- _Records shown_
☆ ☆ ☆ ☆ ☆ ☆ ☆

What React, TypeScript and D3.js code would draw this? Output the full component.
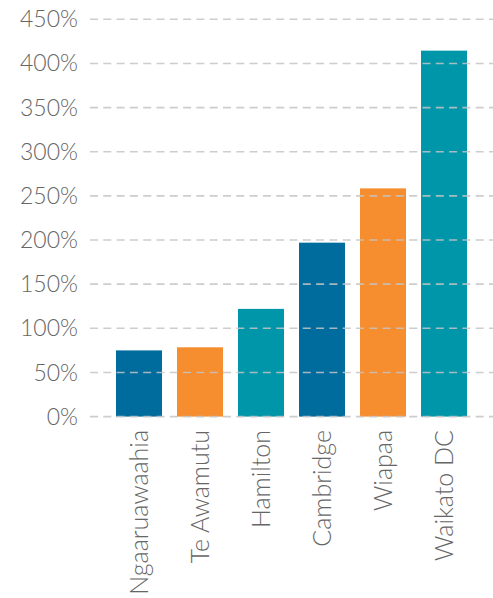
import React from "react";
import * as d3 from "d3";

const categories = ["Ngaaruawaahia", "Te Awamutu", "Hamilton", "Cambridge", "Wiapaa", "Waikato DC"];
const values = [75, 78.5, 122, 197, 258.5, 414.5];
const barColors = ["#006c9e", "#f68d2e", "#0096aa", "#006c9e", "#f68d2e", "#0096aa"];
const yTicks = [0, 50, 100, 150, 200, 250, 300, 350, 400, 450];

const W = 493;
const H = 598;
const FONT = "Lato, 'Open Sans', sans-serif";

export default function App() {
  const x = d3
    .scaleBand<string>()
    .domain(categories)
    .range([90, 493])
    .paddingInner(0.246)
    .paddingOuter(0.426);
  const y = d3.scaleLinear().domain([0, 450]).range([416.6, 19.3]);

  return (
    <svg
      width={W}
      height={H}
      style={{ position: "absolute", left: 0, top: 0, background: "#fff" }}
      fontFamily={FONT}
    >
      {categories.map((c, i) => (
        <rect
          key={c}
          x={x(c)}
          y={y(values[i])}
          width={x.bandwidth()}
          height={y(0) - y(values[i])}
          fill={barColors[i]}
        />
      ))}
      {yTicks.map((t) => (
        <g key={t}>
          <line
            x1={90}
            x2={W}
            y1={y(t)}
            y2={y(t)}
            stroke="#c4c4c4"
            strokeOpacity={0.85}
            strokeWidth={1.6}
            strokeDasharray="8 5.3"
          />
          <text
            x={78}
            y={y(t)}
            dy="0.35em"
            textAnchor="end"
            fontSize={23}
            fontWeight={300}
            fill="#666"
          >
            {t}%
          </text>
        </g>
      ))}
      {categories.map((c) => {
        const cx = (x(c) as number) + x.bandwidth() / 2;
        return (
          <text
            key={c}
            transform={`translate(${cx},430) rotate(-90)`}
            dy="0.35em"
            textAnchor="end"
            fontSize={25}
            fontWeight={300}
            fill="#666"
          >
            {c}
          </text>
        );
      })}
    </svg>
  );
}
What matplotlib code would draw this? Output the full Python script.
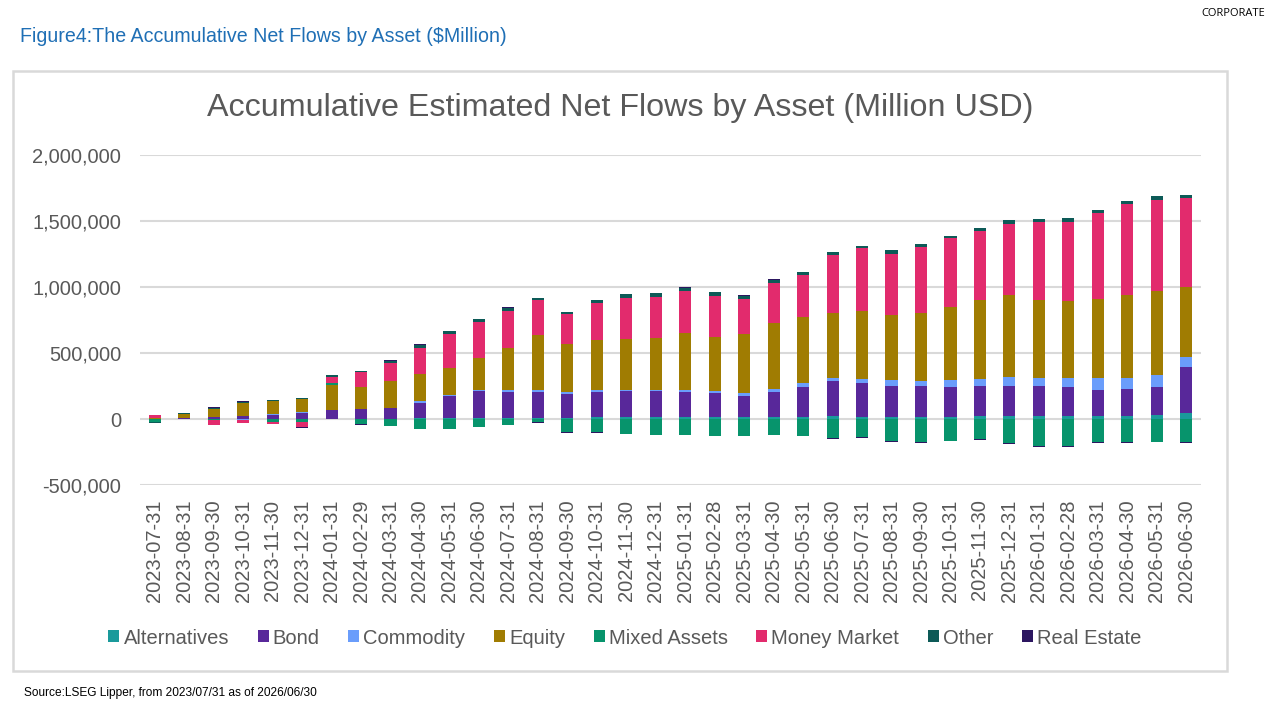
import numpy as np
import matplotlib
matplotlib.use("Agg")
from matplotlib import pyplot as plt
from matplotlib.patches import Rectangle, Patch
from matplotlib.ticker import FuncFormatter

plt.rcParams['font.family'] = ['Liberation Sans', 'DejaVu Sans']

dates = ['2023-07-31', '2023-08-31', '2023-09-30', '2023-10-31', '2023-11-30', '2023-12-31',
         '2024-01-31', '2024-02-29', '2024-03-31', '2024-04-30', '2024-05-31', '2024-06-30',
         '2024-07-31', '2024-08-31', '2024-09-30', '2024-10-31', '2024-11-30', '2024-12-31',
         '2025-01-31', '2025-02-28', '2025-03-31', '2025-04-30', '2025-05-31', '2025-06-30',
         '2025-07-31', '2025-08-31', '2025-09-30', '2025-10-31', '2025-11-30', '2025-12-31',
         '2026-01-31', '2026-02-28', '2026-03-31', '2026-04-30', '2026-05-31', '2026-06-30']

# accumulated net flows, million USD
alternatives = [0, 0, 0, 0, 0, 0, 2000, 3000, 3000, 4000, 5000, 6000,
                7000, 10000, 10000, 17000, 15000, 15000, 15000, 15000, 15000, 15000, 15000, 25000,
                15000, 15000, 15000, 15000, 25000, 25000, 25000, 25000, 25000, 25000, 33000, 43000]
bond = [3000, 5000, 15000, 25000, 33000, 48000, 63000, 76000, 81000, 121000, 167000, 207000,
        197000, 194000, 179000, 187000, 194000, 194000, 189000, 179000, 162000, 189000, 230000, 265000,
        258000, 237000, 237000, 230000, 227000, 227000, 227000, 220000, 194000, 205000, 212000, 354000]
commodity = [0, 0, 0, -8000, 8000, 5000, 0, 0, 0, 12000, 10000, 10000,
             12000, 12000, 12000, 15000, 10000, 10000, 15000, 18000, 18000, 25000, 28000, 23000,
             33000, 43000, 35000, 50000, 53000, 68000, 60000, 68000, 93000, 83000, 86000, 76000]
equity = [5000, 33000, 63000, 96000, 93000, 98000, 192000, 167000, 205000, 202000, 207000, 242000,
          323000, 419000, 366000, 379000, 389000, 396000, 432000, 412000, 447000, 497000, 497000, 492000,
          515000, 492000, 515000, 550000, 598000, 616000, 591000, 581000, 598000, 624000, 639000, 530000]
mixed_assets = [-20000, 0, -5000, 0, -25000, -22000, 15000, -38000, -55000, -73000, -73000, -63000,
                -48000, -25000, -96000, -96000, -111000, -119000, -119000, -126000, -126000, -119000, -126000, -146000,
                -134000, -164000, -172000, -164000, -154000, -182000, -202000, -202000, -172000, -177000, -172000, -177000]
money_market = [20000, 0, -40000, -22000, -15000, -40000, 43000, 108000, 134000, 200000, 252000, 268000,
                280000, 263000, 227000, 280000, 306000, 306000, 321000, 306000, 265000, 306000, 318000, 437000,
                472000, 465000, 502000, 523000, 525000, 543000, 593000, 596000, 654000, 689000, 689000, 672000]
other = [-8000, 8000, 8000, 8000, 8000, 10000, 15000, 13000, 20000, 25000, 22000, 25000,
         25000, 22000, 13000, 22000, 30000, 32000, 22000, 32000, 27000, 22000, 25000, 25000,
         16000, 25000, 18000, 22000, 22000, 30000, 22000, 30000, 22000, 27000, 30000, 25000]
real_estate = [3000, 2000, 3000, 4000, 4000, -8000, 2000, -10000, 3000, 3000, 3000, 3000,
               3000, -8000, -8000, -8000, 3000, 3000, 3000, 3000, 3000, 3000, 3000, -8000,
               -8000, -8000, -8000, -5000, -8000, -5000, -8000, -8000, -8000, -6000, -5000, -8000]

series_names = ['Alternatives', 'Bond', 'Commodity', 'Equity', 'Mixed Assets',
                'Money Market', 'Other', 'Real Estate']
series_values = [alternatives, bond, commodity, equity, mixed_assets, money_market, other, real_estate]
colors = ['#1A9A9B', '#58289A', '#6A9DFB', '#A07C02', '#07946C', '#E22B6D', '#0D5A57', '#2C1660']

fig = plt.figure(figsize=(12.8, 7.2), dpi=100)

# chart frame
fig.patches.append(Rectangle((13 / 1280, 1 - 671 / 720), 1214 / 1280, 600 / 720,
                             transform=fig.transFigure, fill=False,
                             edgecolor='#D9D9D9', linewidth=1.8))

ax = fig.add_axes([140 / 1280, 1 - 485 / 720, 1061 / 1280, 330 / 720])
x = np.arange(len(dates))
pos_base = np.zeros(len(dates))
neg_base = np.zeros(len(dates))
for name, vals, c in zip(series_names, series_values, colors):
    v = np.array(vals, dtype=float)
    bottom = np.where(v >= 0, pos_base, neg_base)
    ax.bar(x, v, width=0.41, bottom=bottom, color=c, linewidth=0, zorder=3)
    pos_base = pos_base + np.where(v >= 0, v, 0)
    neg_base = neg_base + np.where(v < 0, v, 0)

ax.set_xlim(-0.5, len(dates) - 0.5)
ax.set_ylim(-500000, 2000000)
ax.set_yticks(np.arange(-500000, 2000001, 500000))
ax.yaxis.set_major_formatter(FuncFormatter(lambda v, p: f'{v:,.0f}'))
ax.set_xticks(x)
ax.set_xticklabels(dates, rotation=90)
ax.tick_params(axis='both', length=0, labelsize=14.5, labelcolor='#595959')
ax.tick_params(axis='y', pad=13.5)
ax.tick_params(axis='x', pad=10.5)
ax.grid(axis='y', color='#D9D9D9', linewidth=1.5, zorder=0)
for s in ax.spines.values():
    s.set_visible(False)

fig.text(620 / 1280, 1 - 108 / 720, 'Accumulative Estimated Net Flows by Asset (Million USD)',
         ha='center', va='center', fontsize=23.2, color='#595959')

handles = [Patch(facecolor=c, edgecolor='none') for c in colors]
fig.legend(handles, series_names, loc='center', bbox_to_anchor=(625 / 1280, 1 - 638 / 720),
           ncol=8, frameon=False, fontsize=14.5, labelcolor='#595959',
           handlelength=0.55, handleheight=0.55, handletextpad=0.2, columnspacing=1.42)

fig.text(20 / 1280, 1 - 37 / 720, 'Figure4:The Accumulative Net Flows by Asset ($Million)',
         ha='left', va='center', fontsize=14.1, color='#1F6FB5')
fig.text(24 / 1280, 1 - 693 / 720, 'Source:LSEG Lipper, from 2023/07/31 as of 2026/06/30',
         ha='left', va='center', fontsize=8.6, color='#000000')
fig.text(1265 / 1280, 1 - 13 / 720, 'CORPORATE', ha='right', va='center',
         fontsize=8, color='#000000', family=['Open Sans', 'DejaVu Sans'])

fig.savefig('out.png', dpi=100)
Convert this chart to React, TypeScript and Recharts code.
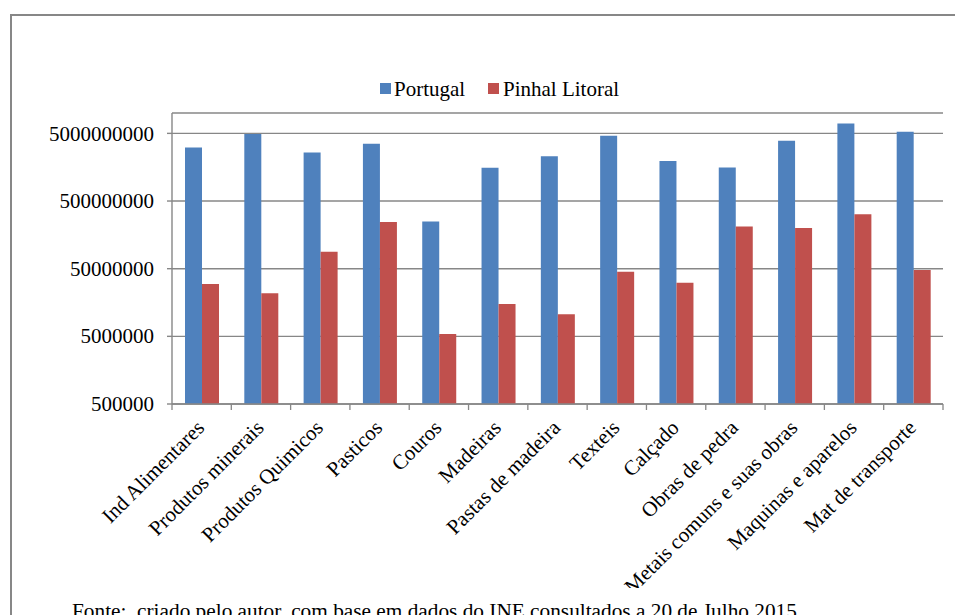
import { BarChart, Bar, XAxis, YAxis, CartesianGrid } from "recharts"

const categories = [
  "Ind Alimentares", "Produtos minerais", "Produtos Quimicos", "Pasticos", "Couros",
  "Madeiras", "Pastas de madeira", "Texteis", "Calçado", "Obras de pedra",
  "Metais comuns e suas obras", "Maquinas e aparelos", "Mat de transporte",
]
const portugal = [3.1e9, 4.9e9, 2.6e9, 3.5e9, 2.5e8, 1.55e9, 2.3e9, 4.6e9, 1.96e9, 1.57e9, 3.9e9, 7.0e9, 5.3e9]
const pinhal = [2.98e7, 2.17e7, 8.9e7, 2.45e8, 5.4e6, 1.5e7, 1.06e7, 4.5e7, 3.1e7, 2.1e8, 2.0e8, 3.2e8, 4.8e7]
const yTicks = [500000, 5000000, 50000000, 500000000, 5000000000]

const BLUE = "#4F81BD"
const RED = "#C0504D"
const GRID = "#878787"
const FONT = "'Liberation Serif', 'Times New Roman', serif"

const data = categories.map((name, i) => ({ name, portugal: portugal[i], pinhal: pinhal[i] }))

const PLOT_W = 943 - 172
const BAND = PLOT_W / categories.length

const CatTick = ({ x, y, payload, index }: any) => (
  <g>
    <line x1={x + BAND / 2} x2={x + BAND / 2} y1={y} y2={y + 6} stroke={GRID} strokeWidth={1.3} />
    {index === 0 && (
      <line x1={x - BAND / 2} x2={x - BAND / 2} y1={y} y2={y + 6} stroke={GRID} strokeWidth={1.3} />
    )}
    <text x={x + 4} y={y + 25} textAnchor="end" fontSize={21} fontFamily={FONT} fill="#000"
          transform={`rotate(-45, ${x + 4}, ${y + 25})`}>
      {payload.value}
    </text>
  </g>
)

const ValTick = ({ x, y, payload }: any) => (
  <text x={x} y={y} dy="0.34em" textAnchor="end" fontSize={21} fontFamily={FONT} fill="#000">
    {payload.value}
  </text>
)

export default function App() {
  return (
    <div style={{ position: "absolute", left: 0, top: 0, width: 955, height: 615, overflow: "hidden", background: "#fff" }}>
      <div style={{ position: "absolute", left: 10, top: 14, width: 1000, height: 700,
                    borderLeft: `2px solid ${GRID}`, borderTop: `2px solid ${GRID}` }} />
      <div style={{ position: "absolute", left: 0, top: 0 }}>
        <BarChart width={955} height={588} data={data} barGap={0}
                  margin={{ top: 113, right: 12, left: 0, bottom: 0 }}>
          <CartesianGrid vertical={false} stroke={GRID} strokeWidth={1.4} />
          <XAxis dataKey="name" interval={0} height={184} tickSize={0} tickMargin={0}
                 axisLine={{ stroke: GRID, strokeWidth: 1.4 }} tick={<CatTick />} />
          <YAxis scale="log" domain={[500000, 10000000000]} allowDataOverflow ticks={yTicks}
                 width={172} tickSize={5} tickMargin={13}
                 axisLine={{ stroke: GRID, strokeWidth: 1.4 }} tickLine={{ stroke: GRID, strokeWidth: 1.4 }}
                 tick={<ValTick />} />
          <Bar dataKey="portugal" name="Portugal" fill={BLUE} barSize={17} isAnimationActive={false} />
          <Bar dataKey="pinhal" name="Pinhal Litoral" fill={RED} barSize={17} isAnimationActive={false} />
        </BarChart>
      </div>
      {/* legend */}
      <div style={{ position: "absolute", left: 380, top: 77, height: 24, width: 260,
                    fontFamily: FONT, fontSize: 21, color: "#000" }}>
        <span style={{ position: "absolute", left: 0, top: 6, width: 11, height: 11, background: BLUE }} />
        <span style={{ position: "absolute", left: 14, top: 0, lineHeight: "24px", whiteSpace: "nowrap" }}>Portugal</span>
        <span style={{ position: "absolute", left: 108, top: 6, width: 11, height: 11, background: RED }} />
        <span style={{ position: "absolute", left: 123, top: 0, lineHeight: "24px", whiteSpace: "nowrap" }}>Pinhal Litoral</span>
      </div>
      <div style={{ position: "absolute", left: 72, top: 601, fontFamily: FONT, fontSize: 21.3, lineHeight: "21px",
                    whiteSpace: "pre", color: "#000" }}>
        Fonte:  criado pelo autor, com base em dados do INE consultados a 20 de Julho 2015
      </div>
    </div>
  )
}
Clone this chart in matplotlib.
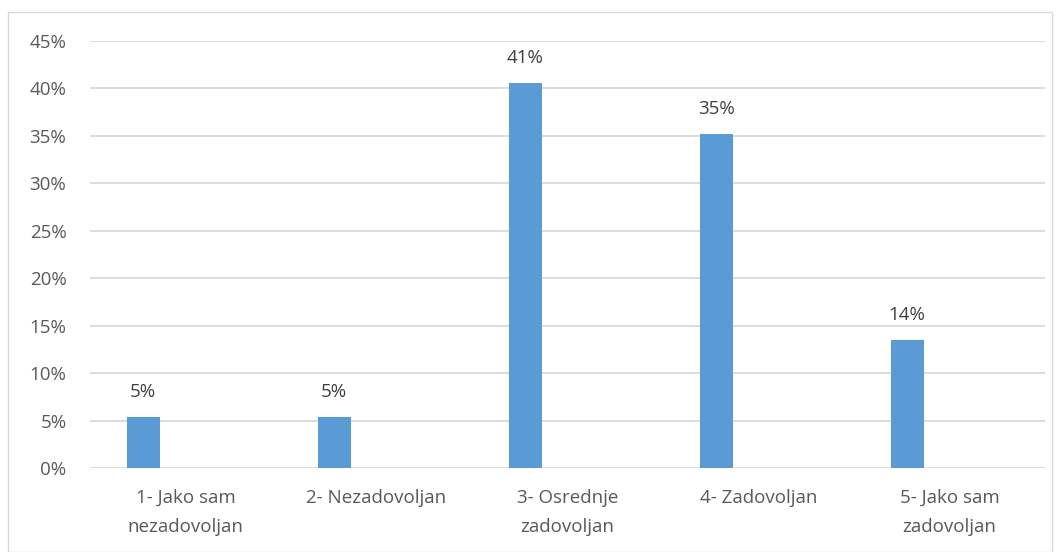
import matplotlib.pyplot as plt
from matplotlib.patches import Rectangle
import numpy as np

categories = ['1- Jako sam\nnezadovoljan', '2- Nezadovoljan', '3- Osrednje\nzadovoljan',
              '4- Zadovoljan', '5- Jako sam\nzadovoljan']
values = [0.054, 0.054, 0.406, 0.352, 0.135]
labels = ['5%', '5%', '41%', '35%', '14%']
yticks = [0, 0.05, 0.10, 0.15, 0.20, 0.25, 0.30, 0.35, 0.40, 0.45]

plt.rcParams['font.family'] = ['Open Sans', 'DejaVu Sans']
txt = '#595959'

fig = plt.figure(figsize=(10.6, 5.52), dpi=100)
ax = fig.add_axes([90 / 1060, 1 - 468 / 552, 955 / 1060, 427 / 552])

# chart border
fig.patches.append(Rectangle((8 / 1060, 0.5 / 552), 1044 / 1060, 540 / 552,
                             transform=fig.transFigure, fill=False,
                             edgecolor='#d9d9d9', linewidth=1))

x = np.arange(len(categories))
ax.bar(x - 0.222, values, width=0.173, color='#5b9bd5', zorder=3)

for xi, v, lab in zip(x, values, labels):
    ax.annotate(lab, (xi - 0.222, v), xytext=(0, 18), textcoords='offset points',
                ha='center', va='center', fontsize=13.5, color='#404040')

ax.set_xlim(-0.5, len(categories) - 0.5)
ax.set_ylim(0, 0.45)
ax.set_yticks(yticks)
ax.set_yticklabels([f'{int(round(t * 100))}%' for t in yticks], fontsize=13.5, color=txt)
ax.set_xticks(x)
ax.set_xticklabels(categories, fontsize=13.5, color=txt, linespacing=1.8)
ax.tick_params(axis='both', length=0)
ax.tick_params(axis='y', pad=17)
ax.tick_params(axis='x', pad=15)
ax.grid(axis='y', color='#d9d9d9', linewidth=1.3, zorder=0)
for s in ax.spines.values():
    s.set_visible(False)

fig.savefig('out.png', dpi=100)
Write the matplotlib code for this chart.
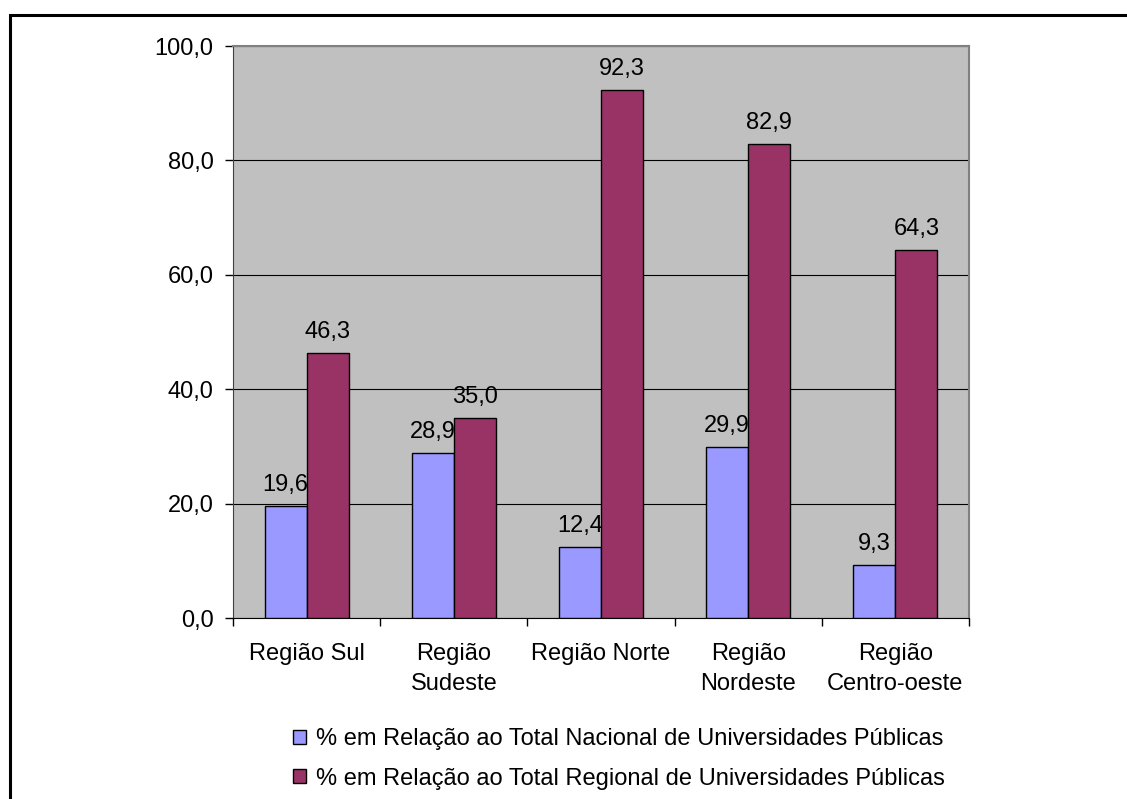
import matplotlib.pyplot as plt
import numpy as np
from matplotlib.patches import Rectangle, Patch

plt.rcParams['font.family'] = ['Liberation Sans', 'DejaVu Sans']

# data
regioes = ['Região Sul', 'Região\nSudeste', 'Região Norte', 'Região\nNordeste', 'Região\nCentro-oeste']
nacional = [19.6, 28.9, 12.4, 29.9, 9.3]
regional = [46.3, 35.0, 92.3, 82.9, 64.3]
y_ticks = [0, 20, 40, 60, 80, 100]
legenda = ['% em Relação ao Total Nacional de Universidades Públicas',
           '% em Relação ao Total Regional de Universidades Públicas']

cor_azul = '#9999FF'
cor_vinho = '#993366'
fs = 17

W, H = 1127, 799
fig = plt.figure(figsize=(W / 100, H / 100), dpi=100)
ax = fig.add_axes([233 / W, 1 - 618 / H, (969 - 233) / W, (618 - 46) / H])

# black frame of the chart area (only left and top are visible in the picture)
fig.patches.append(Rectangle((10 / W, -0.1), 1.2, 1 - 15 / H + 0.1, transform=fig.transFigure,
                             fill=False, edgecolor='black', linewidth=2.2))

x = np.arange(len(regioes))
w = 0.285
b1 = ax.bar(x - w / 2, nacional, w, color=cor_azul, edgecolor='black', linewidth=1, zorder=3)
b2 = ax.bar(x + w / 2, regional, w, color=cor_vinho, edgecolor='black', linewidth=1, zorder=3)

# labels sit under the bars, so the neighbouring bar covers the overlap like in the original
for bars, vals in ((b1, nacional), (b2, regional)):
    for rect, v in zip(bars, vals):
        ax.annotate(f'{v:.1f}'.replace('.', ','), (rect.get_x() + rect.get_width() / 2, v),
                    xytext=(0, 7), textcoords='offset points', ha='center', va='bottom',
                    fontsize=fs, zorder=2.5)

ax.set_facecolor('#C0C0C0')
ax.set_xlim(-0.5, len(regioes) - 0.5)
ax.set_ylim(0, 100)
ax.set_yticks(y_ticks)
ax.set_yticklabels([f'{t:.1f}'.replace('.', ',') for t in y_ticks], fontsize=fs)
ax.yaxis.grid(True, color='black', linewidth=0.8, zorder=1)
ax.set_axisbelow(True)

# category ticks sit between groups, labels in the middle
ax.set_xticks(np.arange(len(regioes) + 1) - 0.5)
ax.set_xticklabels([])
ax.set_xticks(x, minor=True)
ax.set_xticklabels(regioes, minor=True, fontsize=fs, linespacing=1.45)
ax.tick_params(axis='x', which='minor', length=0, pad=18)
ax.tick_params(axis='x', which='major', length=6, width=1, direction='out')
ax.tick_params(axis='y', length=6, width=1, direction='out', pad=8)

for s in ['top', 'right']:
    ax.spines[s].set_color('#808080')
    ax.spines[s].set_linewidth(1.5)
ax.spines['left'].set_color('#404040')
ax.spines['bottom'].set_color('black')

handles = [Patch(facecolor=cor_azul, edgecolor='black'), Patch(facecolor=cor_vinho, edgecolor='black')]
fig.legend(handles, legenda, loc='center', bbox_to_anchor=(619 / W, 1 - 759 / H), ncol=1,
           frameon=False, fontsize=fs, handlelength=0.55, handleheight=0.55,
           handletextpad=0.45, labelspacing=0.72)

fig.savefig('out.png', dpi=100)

☆ ☆ ☆ ☆ ☆ ☆ ☆

- _What is asked_
Copy out exactly the material that runs from the line with "What matplotlib code" to the line with "from matplotlib.ticker import FuncFormatter", ends included, and leave the pictures behind.

- _Exercise response_
What matplotlib code would draw this? Output the full Python script.
import numpy as np
import matplotlib
matplotlib.use("Agg")
from matplotlib import pyplot as plt
from matplotlib.patches import Rectangle, Patch
from matplotlib.ticker import FuncFormatter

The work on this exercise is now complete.